Dataset excerpt:
● ● ● ● ●
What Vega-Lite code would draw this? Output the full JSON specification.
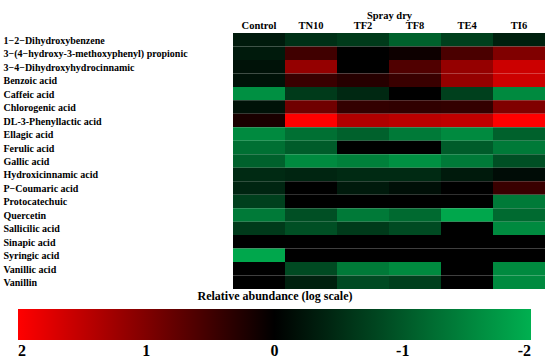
{
  "$schema": "https://vega.github.io/schema/vega-lite/v6.json",
  "width": 312,
  "height": 256,
  "autosize": "none",
  "padding": {"left": 233, "top": 33, "right": 5, "bottom": 73},
  "background": "white",
  "config": {
    "view": {"stroke": null},
    "font": "Liberation Serif",
    "legend": {"gradientHorizontalMaxLength": 600, "gradientHorizontalMinLength": 100}
  },
  "data": {"values": [
    {"c":"1−2−Dihydroxybenzene","s":"Control","v":-0.3},{"c":"1−2−Dihydroxybenzene","s":"TN10","v":-0.55},{"c":"1−2−Dihydroxybenzene","s":"TF2","v":-0.66},{"c":"1−2−Dihydroxybenzene","s":"TF8","v":-1.1},{"c":"1−2−Dihydroxybenzene","s":"TE4","v":-0.73},{"c":"1−2−Dihydroxybenzene","s":"TI6","v":-0.36},
    {"c":"3−(4−hydroxy-3-methoxyphenyl) propionic","s":"Control","v":-0.3},{"c":"3−(4−hydroxy-3-methoxyphenyl) propionic","s":"TN10","v":0.5},{"c":"3−(4−hydroxy-3-methoxyphenyl) propionic","s":"TF2","v":0},{"c":"3−(4−hydroxy-3-methoxyphenyl) propionic","s":"TF8","v":0.1},{"c":"3−(4−hydroxy-3-methoxyphenyl) propionic","s":"TE4","v":0.58},{"c":"3−(4−hydroxy-3-methoxyphenyl) propionic","s":"TI6","v":1.0},
    {"c":"3−4−Dihydroxyhydrocinnamic","s":"Control","v":-0.2},{"c":"3−4−Dihydroxyhydrocinnamic","s":"TN10","v":1.17},{"c":"3−4−Dihydroxyhydrocinnamic","s":"TF2","v":0},{"c":"3−4−Dihydroxyhydrocinnamic","s":"TF8","v":0.63},{"c":"3−4−Dihydroxyhydrocinnamic","s":"TE4","v":1.17},{"c":"3−4−Dihydroxyhydrocinnamic","s":"TI6","v":1.6},
    {"c":"Benzoic acid","s":"Control","v":-0.2},{"c":"Benzoic acid","s":"TN10","v":0.45},{"c":"Benzoic acid","s":"TF2","v":0.3},{"c":"Benzoic acid","s":"TF8","v":0.45},{"c":"Benzoic acid","s":"TE4","v":1.17},{"c":"Benzoic acid","s":"TI6","v":1.6},
    {"c":"Caffeic acid","s":"Control","v":-1.64},{"c":"Caffeic acid","s":"TN10","v":-0.66},{"c":"Caffeic acid","s":"TF2","v":-0.45},{"c":"Caffeic acid","s":"TF8","v":0},{"c":"Caffeic acid","s":"TE4","v":-0.73},{"c":"Caffeic acid","s":"TI6","v":-1.57},
    {"c":"Chlorogenic acid","s":"Control","v":-0.2},{"c":"Chlorogenic acid","s":"TN10","v":0.88},{"c":"Chlorogenic acid","s":"TF2","v":0.4},{"c":"Chlorogenic acid","s":"TF8","v":0.38},{"c":"Chlorogenic acid","s":"TE4","v":0.4},{"c":"Chlorogenic acid","s":"TI6","v":1.0},
    {"c":"DL-3-Phenyllactic acid","s":"Control","v":0.2},{"c":"DL-3-Phenyllactic acid","s":"TN10","v":2.0},{"c":"DL-3-Phenyllactic acid","s":"TF2","v":1.38},{"c":"DL-3-Phenyllactic acid","s":"TF8","v":1.45},{"c":"DL-3-Phenyllactic acid","s":"TE4","v":1.5},{"c":"DL-3-Phenyllactic acid","s":"TI6","v":2.0},
    {"c":"Ellagic acid","s":"Control","v":-1.57},{"c":"Ellagic acid","s":"TN10","v":-1.27},{"c":"Ellagic acid","s":"TF2","v":-1.1},{"c":"Ellagic acid","s":"TF8","v":-1.39},{"c":"Ellagic acid","s":"TE4","v":-1.57},{"c":"Ellagic acid","s":"TI6","v":-1.1},
    {"c":"Ferulic acid","s":"Control","v":-1.27},{"c":"Ferulic acid","s":"TN10","v":-1.05},{"c":"Ferulic acid","s":"TF2","v":0},{"c":"Ferulic acid","s":"TF8","v":0},{"c":"Ferulic acid","s":"TE4","v":-1.05},{"c":"Ferulic acid","s":"TI6","v":-1.39},
    {"c":"Gallic acid","s":"Control","v":-1.1},{"c":"Gallic acid","s":"TN10","v":-1.57},{"c":"Gallic acid","s":"TF2","v":-1.45},{"c":"Gallic acid","s":"TF8","v":-1.64},{"c":"Gallic acid","s":"TE4","v":-1.39},{"c":"Gallic acid","s":"TI6","v":-0.9},
    {"c":"Hydroxicinnamic acid","s":"Control","v":-0.48},{"c":"Hydroxicinnamic acid","s":"TN10","v":-0.42},{"c":"Hydroxicinnamic acid","s":"TF2","v":-0.48},{"c":"Hydroxicinnamic acid","s":"TF8","v":-0.48},{"c":"Hydroxicinnamic acid","s":"TE4","v":-0.3},{"c":"Hydroxicinnamic acid","s":"TI6","v":-0.14},
    {"c":"P−Coumaric acid","s":"Control","v":-0.42},{"c":"P−Coumaric acid","s":"TN10","v":0},{"c":"P−Coumaric acid","s":"TF2","v":-0.3},{"c":"P−Coumaric acid","s":"TF8","v":-0.17},{"c":"P−Coumaric acid","s":"TE4","v":0},{"c":"P−Coumaric acid","s":"TI6","v":0.45},
    {"c":"Protocatechuic","s":"Control","v":-0.73},{"c":"Protocatechuic","s":"TN10","v":0},{"c":"Protocatechuic","s":"TF2","v":0},{"c":"Protocatechuic","s":"TF8","v":0},{"c":"Protocatechuic","s":"TE4","v":0},{"c":"Protocatechuic","s":"TI6","v":-1.39},
    {"c":"Quercetin","s":"Control","v":-1.39},{"c":"Quercetin","s":"TN10","v":-0.9},{"c":"Quercetin","s":"TF2","v":-1.39},{"c":"Quercetin","s":"TF8","v":-1.2},{"c":"Quercetin","s":"TE4","v":-1.9},{"c":"Quercetin","s":"TI6","v":-1.2},
    {"c":"Sallicilic acid","s":"Control","v":-0.66},{"c":"Sallicilic acid","s":"TN10","v":-0.9},{"c":"Sallicilic acid","s":"TF2","v":-0.66},{"c":"Sallicilic acid","s":"TF8","v":-0.84},{"c":"Sallicilic acid","s":"TE4","v":0},{"c":"Sallicilic acid","s":"TI6","v":-1.57},
    {"c":"Sinapic acid","s":"Control","v":0},{"c":"Sinapic acid","s":"TN10","v":0},{"c":"Sinapic acid","s":"TF2","v":0},{"c":"Sinapic acid","s":"TF8","v":0},{"c":"Sinapic acid","s":"TE4","v":0},{"c":"Sinapic acid","s":"TI6","v":0},
    {"c":"Syringic acid","s":"Control","v":-1.9},{"c":"Syringic acid","s":"TN10","v":0},{"c":"Syringic acid","s":"TF2","v":0},{"c":"Syringic acid","s":"TF8","v":0},{"c":"Syringic acid","s":"TE4","v":0},{"c":"Syringic acid","s":"TI6","v":0},
    {"c":"Vanillic acid","s":"Control","v":0},{"c":"Vanillic acid","s":"TN10","v":-0.84},{"c":"Vanillic acid","s":"TF2","v":-1.39},{"c":"Vanillic acid","s":"TF8","v":-1.57},{"c":"Vanillic acid","s":"TE4","v":0},{"c":"Vanillic acid","s":"TI6","v":-1.57},
    {"c":"Vanillin","s":"Control","v":0},{"c":"Vanillin","s":"TN10","v":-0.36},{"c":"Vanillin","s":"TF2","v":-0.84},{"c":"Vanillin","s":"TF8","v":-0.73},{"c":"Vanillin","s":"TE4","v":0},{"c":"Vanillin","s":"TI6","v":-1.57}
  ]},
  "mark": {"type": "rect", "strokeWidth": 0},
  "encoding": {
    "x": {
      "field": "s", "type": "nominal", "sort": null,
      "scale": {"paddingInner": 0, "paddingOuter": 0},
      "axis": {
        "orient": "top", "domain": false, "ticks": false, "labelAngle": 0,
        "labelFont": "Liberation Serif", "labelFontWeight": "bold", "labelFontSize": 10.5, "labelColor": "black",
        "labelPadding": 3,
        "title": "Spray dry", "titleFont": "Liberation Serif", "titleFontWeight": "bold", "titleFontSize": 10.5, "titleColor": "black",
        "titleX": 156, "titleY": -15, "titleBaseline": "alphabetic", "titleAlign": "center"
      }
    },
    "y": {
      "field": "c", "type": "nominal", "sort": null,
      "scale": {"paddingInner": 0, "paddingOuter": 0},
      "axis": {
        "title": null, "domain": false, "ticks": false,
        "labelAlign": "left", "labelPadding": 230, "labelLimit": 300, "labelOffset": 1,
        "labelFont": "Liberation Serif", "labelFontWeight": "bold", "labelFontSize": 10, "labelColor": "black"
      }
    },
    "color": {
      "field": "v", "type": "quantitative",
      "scale": {"domain": [2, 0, -2], "range": ["#ff0000", "#000000", "#00b050"], "interpolate": "rgb", "nice": false, "zero": false},
      "legend": {
        "orient": "none", "direction": "horizontal", "legendX": -215, "legendY": 258,
        "gradientLength": 513, "gradientThickness": 31, "gradientStrokeWidth": 0,
        "values": [2, 1, 0, -1, -2],
        "labelExpr": "'' + datum.value",
        "labelFont": "Liberation Serif", "labelFontWeight": "bold", "labelFontSize": 16, "labelColor": "black", "labelOffset": 3,
        "title": "Relative abundance (log scale)", "titleFont": "Liberation Serif", "titleFontWeight": "bold", "titleFontSize": 12, "titleColor": "black",
        "titleAnchor": "middle", "titlePadding": 6
      }
    }
  }
}
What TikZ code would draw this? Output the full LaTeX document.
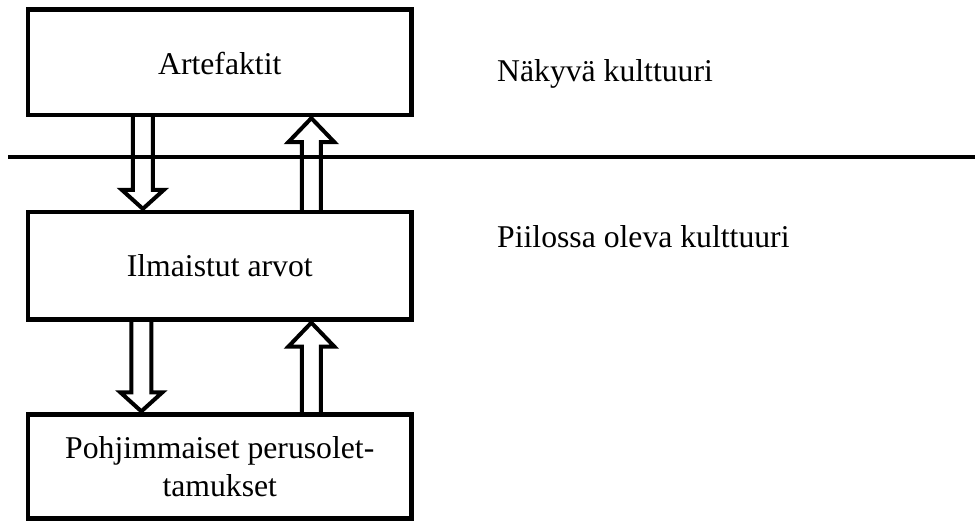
\documentclass[tikz,border=0pt]{standalone}
\usepackage{fontspec}
\setmainfont{Liberation Serif}
\usetikzlibrary{calc}
\begin{document}
\begin{tikzpicture}[x=1pt,y=-1pt,
  box/.style={draw, line width=4.3pt, rectangle, inner sep=0pt, align=center,
    font=\fontsize{31.7}{38}\selectfont},
  lbl/.style={anchor=base west, inner sep=0pt, font=\fontsize{31.7}{38}\selectfont},
  sep/.style={line width=4pt},
  hollow/.style={line width=4pt, line join=miter}
]
\useasboundingbox (0,0) rectangle (975,521);

\node[box, minimum width=383.5pt, minimum height=105.5pt, text depth=0pt] (art) at (219.75,62.25) {\raisebox{-2pt}{Artefaktit}};
\node[box, minimum width=383.5pt, minimum height=107.5pt] (arv) at (219.75,265.75) {\raisebox{-1pt}{Ilmaistut arvot}};
\node[box, minimum width=383.5pt, minimum height=104pt] (per) at (219.75,466.5) {Pohjimmaiset perusolet-\\tamukset};

\node[lbl] (nak) at (497,82) {Näkyvä kulttuuri};
\node[lbl] (pii) at (497,248) {Piilossa oleva kulttuuri};

% down arrow 1: from art to arv
\draw[hollow] let \p1=($(art.south west)+(117,0)$), \p2=($(arv.north west)+(117,0)$) in
  (\x1-10pt,\y1) -- (\x1-10pt,\y2+20pt) -- (\x1-21pt,\y2+20pt) -- (\x1,\y2+1pt)
  -- (\x1+21pt,\y2+20pt) -- (\x1+10pt,\y2+20pt) -- (\x1+10pt,\y1);
% up arrow 1: from arv to art
\draw[hollow] let \p1=($(arv.north west)+(285.5,0)$), \p2=($(art.south west)+(285.5,0)$) in
  (\x1-9.5pt,\y1) -- (\x1-9.5pt,\y2-25pt) -- (\x1-23pt,\y2-25pt) -- (\x1,\y2-1pt)
  -- (\x1+23pt,\y2-25pt) -- (\x1+9.5pt,\y2-25pt) -- (\x1+9.5pt,\y1);
% down arrow 2: from arv to per
\draw[hollow] let \p1=($(arv.south west)+(115.5,0)$), \p2=($(per.north west)+(115.5,0)$) in
  (\x1-10pt,\y1) -- (\x1-10pt,\y2+20pt) -- (\x1-21pt,\y2+20pt) -- (\x1,\y2+1pt)
  -- (\x1+21pt,\y2+20pt) -- (\x1+10pt,\y2+20pt) -- (\x1+10pt,\y1);
% up arrow 2: from per to arv
\draw[hollow] let \p1=($(per.north west)+(285.5,0)$), \p2=($(arv.south west)+(285.5,0)$) in
  (\x1-9.5pt,\y1) -- (\x1-9.5pt,\y2-25pt) -- (\x1-23pt,\y2-25pt) -- (\x1,\y2-1pt)
  -- (\x1+23pt,\y2-25pt) -- (\x1+9.5pt,\y2-25pt) -- (\x1+9.5pt,\y1);

% separator line
\coordinate (sepL) at (8,157);
\coordinate (sepR) at (975,157);
\draw[sep] (sepL) -- (sepR);
\end{tikzpicture}
\end{document}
● ● ● ● ●
-- WHAT IS REQUIRED --
Leave the pictures out, then copy word for word only the lines from the one containing "What TikZ code" through the one containing "(pii) at (497,248)", both included.

-- REPLY TO THE TASK --
What TikZ code would draw this? Output the full LaTeX document.
\documentclass[tikz,border=0pt]{standalone}
\usepackage{fontspec}
\setmainfont{Liberation Serif}
\usetikzlibrary{calc}
\begin{document}
\begin{tikzpicture}[x=1pt,y=-1pt,
  box/.style={draw, line width=4.3pt, rectangle, inner sep=0pt, align=center,
    font=\fontsize{31.7}{38}\selectfont},
  lbl/.style={anchor=base west, inner sep=0pt, font=\fontsize{31.7}{38}\selectfont},
  sep/.style={line width=4pt},
  hollow/.style={line width=4pt, line join=miter}
]
\useasboundingbox (0,0) rectangle (975,521);

\node[box, minimum width=383.5pt, minimum height=105.5pt, text depth=0pt] (art) at (219.75,62.25) {\raisebox{-2pt}{Artefaktit}};
\node[box, minimum width=383.5pt, minimum height=107.5pt] (arv) at (219.75,265.75) {\raisebox{-1pt}{Ilmaistut arvot}};
\node[box, minimum width=383.5pt, minimum height=104pt] (per) at (219.75,466.5) {Pohjimmaiset perusolet-\\tamukset};

\node[lbl] (nak) at (497,82) {Näkyvä kulttuuri};
\node[lbl] (pii) at (497,248) {Piilossa oleva kulttuuri};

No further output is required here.